■ **SOURCE DATA**:
- - - -

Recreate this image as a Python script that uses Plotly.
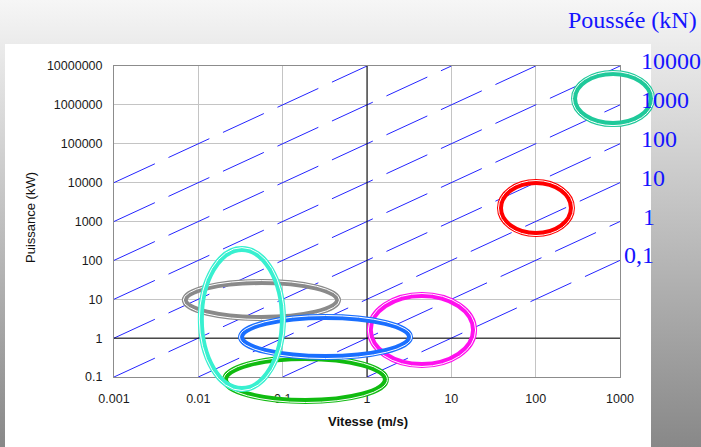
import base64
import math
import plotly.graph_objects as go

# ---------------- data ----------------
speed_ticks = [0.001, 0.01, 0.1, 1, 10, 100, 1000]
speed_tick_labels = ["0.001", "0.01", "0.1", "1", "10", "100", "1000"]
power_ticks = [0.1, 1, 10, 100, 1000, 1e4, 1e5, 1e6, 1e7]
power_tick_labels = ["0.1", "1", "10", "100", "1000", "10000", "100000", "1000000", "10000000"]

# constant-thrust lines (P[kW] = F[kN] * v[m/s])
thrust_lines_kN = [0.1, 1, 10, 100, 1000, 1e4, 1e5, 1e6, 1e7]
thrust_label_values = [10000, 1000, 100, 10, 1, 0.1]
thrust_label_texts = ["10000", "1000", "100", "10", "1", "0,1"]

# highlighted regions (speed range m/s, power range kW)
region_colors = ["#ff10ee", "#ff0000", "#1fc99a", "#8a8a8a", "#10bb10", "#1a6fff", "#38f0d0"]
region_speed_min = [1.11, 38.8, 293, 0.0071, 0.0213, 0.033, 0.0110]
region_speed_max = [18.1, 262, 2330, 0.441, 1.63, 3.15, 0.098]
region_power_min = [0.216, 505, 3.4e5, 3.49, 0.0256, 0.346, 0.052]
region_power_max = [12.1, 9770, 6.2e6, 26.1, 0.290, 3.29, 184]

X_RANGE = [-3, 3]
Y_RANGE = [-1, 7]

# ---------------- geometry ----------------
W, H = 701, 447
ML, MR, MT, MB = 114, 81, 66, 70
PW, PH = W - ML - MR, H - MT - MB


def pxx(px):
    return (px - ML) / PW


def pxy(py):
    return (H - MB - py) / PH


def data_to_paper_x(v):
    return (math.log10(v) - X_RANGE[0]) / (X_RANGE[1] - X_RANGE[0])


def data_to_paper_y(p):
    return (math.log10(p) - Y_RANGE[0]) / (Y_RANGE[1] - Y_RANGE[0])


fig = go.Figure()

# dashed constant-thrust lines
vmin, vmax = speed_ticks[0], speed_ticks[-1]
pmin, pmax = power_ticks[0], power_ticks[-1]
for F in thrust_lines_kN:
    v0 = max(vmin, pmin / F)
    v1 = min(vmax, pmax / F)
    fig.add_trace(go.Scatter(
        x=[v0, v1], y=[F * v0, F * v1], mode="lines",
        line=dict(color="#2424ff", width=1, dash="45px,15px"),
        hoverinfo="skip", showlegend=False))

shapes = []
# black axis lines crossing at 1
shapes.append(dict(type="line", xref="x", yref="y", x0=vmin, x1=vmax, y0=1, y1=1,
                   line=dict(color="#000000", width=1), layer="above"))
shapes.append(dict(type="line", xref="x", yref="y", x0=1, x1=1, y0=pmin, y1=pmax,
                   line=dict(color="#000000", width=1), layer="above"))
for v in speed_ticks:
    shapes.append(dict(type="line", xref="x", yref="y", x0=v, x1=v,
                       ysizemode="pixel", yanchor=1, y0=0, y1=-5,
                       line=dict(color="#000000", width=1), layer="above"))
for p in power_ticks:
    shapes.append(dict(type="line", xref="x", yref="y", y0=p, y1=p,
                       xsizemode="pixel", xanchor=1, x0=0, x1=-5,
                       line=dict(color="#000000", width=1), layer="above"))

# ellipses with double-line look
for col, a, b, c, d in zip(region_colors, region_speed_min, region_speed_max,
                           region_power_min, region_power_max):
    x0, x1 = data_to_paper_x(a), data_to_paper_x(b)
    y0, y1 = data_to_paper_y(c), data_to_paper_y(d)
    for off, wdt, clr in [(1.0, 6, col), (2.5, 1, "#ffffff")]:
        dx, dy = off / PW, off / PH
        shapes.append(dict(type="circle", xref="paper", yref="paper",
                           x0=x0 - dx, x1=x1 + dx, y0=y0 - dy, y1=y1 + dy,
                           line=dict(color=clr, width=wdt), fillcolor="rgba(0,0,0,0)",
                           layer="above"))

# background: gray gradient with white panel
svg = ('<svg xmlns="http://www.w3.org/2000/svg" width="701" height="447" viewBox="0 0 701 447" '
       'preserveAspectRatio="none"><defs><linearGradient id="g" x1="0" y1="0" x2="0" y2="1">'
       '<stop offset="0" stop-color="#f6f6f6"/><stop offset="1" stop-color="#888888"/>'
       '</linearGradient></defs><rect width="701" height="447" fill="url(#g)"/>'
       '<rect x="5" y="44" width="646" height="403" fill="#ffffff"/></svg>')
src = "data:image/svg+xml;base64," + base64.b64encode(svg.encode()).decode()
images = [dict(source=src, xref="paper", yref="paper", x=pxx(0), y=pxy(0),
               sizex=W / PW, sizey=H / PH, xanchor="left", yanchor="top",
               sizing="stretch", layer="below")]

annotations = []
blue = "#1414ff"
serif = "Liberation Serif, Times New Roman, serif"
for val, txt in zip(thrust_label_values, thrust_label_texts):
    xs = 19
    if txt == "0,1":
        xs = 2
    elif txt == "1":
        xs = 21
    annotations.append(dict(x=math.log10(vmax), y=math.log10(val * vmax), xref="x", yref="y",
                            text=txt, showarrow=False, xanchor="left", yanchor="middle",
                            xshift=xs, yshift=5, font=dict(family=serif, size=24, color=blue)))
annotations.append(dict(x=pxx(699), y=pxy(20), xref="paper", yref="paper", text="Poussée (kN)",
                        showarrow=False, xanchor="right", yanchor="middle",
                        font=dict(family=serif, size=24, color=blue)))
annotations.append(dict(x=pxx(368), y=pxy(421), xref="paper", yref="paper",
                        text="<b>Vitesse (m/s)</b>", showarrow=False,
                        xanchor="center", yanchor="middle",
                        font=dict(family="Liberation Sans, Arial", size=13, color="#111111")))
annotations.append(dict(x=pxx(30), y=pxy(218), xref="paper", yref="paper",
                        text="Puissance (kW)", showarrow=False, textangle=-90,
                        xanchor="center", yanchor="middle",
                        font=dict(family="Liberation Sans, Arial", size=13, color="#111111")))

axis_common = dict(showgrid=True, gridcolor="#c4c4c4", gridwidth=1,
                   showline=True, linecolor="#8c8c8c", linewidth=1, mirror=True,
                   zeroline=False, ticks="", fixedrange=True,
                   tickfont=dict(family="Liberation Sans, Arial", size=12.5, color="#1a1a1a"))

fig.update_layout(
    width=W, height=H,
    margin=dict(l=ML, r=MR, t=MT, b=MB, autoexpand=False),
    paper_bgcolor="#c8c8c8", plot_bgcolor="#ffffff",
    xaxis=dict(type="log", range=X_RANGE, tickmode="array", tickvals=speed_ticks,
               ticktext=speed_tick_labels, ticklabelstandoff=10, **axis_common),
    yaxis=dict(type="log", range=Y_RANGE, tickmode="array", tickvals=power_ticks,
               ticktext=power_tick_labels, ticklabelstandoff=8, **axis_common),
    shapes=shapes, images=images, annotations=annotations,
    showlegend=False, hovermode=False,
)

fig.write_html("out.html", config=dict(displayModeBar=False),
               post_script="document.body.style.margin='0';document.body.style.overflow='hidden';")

- - - -

■ **WRITTEN TASK**: Starting at the top of the listing above, reproduce each line up to and including the one with "return (math.log10(v) - X_RANGE[0])"; omit the pictures.

■ **ANSWER TO THIS TASK**:
Recreate this image as a Python script that uses Plotly.
import base64
import math
import plotly.graph_objects as go

# ---------------- data ----------------
speed_ticks = [0.001, 0.01, 0.1, 1, 10, 100, 1000]
speed_tick_labels = ["0.001", "0.01", "0.1", "1", "10", "100", "1000"]
power_ticks = [0.1, 1, 10, 100, 1000, 1e4, 1e5, 1e6, 1e7]
power_tick_labels = ["0.1", "1", "10", "100", "1000", "10000", "100000", "1000000", "10000000"]

# constant-thrust lines (P[kW] = F[kN] * v[m/s])
thrust_lines_kN = [0.1, 1, 10, 100, 1000, 1e4, 1e5, 1e6, 1e7]
thrust_label_values = [10000, 1000, 100, 10, 1, 0.1]
thrust_label_texts = ["10000", "1000", "100", "10", "1", "0,1"]

# highlighted regions (speed range m/s, power range kW)
region_colors = ["#ff10ee", "#ff0000", "#1fc99a", "#8a8a8a", "#10bb10", "#1a6fff", "#38f0d0"]
region_speed_min = [1.11, 38.8, 293, 0.0071, 0.0213, 0.033, 0.0110]
region_speed_max = [18.1, 262, 2330, 0.441, 1.63, 3.15, 0.098]
region_power_min = [0.216, 505, 3.4e5, 3.49, 0.0256, 0.346, 0.052]
region_power_max = [12.1, 9770, 6.2e6, 26.1, 0.290, 3.29, 184]

X_RANGE = [-3, 3]
Y_RANGE = [-1, 7]

# ---------------- geometry ----------------
W, H = 701, 447
ML, MR, MT, MB = 114, 81, 66, 70
PW, PH = W - ML - MR, H - MT - MB


def pxx(px):
    return (px - ML) / PW


def pxy(py):
    return (H - MB - py) / PH


def data_to_paper_x(v):
    return (math.log10(v) - X_RANGE[0]) / (X_RANGE[1] - X_RANGE[0])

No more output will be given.